Work instructions: Copy from the first line below down to and including the line with "0.85, 0.88, 0.904]". Skip the pictures.
** START **
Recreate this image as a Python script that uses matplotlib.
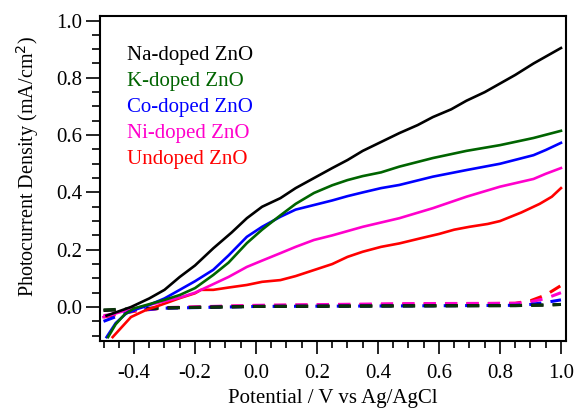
import numpy as np
import matplotlib
matplotlib.use("Agg")
import matplotlib.pyplot as plt
from matplotlib.ticker import MultipleLocator, FormatStrFormatter

# --- dati (solid = luce, dashed = buio) ---
labels = ["Na-doped ZnO", "K-doped ZnO", "Co-doped ZnO", "Ni-doped ZnO", "Undoped ZnO"]
colors = ["#000000", "#006400", "#0000ff", "#ff00cc", "#ff0000"]

na_x = [-0.49, -0.45, -0.41, -0.35, -0.3, -0.25, -0.2, -0.14, -0.08, -0.03, 0.02, 0.08, 0.13, 0.19,
        0.25, 0.3, 0.35, 0.41, 0.47, 0.53, 0.58, 0.64, 0.69, 0.75, 0.8, 0.85, 0.91, 0.96, 1.0]
na_y = [-0.03, -0.015, 0.0, 0.03, 0.06, 0.105, 0.145, 0.205, 0.26, 0.31, 0.35, 0.38, 0.415, 0.45,
        0.485, 0.513, 0.545, 0.576, 0.607, 0.635, 0.663, 0.69, 0.72, 0.75, 0.78, 0.81, 0.85, 0.88, 0.904]

k_x = [-0.485, -0.46, -0.43, -0.4, -0.36, -0.3, -0.25, -0.2, -0.14, -0.09, -0.03, 0.02, 0.08, 0.13,
       0.19, 0.25, 0.3, 0.35, 0.41, 0.47, 0.58, 0.69, 0.8, 0.91, 1.0]
k_y = [-0.105, -0.06, -0.025, -0.005, 0.007, 0.025, 0.042, 0.066, 0.112, 0.155, 0.223, 0.27, 0.32, 0.36,
       0.398, 0.425, 0.443, 0.457, 0.47, 0.49, 0.52, 0.545, 0.565, 0.59, 0.615]

co_x = [-0.49, -0.46, -0.42, -0.36, -0.3, -0.25, -0.2, -0.14, -0.09, -0.03, 0.02, 0.08, 0.13, 0.19,
        0.25, 0.3, 0.35, 0.41, 0.47, 0.58, 0.69, 0.8, 0.91, 0.95, 1.0]
co_y = [-0.105, -0.056, -0.017, 0.003, 0.03, 0.06, 0.09, 0.13, 0.18, 0.245, 0.28, 0.315, 0.34, 0.356,
        0.372, 0.387, 0.40, 0.415, 0.426, 0.455, 0.478, 0.50, 0.53, 0.548, 0.573]

ni_x = [-0.5, -0.42, -0.36, -0.3, -0.25, -0.2, -0.14, -0.09, -0.03, 0.02, 0.08, 0.13, 0.19, 0.25,
        0.3, 0.35, 0.41, 0.47, 0.58, 0.69, 0.8, 0.91, 0.95, 1.0]
ni_y = [-0.035, -0.01, 0.005, 0.02, 0.033, 0.05, 0.08, 0.105, 0.14, 0.162, 0.188, 0.21, 0.234, 0.25,
        0.265, 0.28, 0.295, 0.31, 0.345, 0.385, 0.42, 0.447, 0.465, 0.485]

un_x = [-0.47, -0.44, -0.41, -0.36, -0.31, -0.25, -0.2, -0.18, -0.14, -0.09, -0.03, 0.02, 0.08, 0.13,
        0.19, 0.25, 0.3, 0.35, 0.41, 0.47, 0.54, 0.6, 0.65, 0.7, 0.76, 0.8, 0.87, 0.93, 0.97, 1.0]
un_y = [-0.105, -0.07, -0.035, -0.01, 0.008, 0.031, 0.048, 0.06, 0.06, 0.068, 0.077, 0.088, 0.094, 0.108,
        0.129, 0.15, 0.175, 0.193, 0.21, 0.222, 0.24, 0.255, 0.27, 0.28, 0.29, 0.30, 0.33, 0.36, 0.385, 0.415]

# buio
dark_x = [-0.5, -0.45, -0.4, -0.3, 0.0, 0.5, 0.85, 0.9, 0.95, 1.0]
dark_un = [-0.035, -0.025, -0.015, -0.003, 0.005, 0.01, 0.013, 0.022, 0.042, 0.075]
dark_ni = [-0.03, -0.022, -0.012, -0.002, 0.006, 0.012, 0.013, 0.018, 0.03, 0.05]
dark_co = [-0.05, -0.03, -0.012, -0.004, 0.002, 0.004, 0.006, 0.009, 0.016, 0.025]
dark_na = [-0.012, -0.01, -0.007, -0.003, 0.002, 0.004, 0.005, 0.006, 0.007, 0.009]
dark_k = [-0.01, -0.008, -0.006, -0.003, 0.002, 0.004, 0.005, 0.006, 0.007, 0.009]

plt.rcParams['font.family'] = ['Liberation Serif', 'DejaVu Serif']

fig = plt.figure(figsize=(5.76, 4.13), dpi=100)
ax = fig.add_axes([0.1736, 0.175, 0.809, 0.787])

dark = [(dark_un, "#ff0000"), (dark_ni, "#ff00cc"), (dark_co, "#0000ff"),
        (dark_na, "#000000"), (dark_k, "#0a330a")]
for yy, c in dark:
    ax.plot(dark_x, yy, color=c, lw=2.2, dashes=(4, 3))

solid = [(un_x, un_y, colors[4]), (ni_x, ni_y, colors[3]), (co_x, co_y, colors[2]),
         (k_x, k_y, colors[1]), (na_x, na_y, colors[0])]
for xx, yy, c in solid:
    ax.plot(xx, yy, color=c, lw=1.9, solid_joinstyle='round')

ax.set_xlim(-0.5115, 1.0164)
ax.set_ylim(-0.1176, 1.0168)

ax.xaxis.set_major_locator(MultipleLocator(0.2))
ax.xaxis.set_minor_locator(MultipleLocator(0.05))
ax.yaxis.set_major_locator(MultipleLocator(0.2))
ax.yaxis.set_minor_locator(MultipleLocator(0.05))
ax.xaxis.set_major_formatter(FormatStrFormatter('%.1f'))
ax.yaxis.set_major_formatter(FormatStrFormatter('%.1f'))

ax.tick_params(which='major', direction='out', length=10, width=1.2, labelsize=15)
ax.tick_params(which='minor', direction='out', length=6, width=1.2)
ax.tick_params(axis='x', which='major', length=9, pad=8)
ax.tick_params(axis='x', which='minor', length=5)
ax.tick_params(axis='y', which='major', pad=3)
for s in ax.spines.values():
    s.set_linewidth(1.5)

ax.set_xlabel("Potential / V vs Ag/AgCl", fontsize=15, labelpad=4)
ax.set_ylabel("Photocurrent Density (mA/cm$^2$)", fontsize=14.5)
ax.yaxis.set_label_coords(-0.127, 0.537)

for i, (lab, c) in enumerate(zip(labels, colors)):
    ax.text(0.058, 0.879 - i * 0.08, lab, color=c, fontsize=15,
            transform=ax.transAxes, va='center', ha='left')

fig.savefig("out.png", dpi=100)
** END **
Solution for this problem:
Recreate this image as a Python script that uses matplotlib.
import numpy as np
import matplotlib
matplotlib.use("Agg")
import matplotlib.pyplot as plt
from matplotlib.ticker import MultipleLocator, FormatStrFormatter

# --- dati (solid = luce, dashed = buio) ---
labels = ["Na-doped ZnO", "K-doped ZnO", "Co-doped ZnO", "Ni-doped ZnO", "Undoped ZnO"]
colors = ["#000000", "#006400", "#0000ff", "#ff00cc", "#ff0000"]

na_x = [-0.49, -0.45, -0.41, -0.35, -0.3, -0.25, -0.2, -0.14, -0.08, -0.03, 0.02, 0.08, 0.13, 0.19,
        0.25, 0.3, 0.35, 0.41, 0.47, 0.53, 0.58, 0.64, 0.69, 0.75, 0.8, 0.85, 0.91, 0.96, 1.0]
na_y = [-0.03, -0.015, 0.0, 0.03, 0.06, 0.105, 0.145, 0.205, 0.26, 0.31, 0.35, 0.38, 0.415, 0.45,
        0.485, 0.513, 0.545, 0.576, 0.607, 0.635, 0.663, 0.69, 0.72, 0.75, 0.78, 0.81, 0.85, 0.88, 0.904]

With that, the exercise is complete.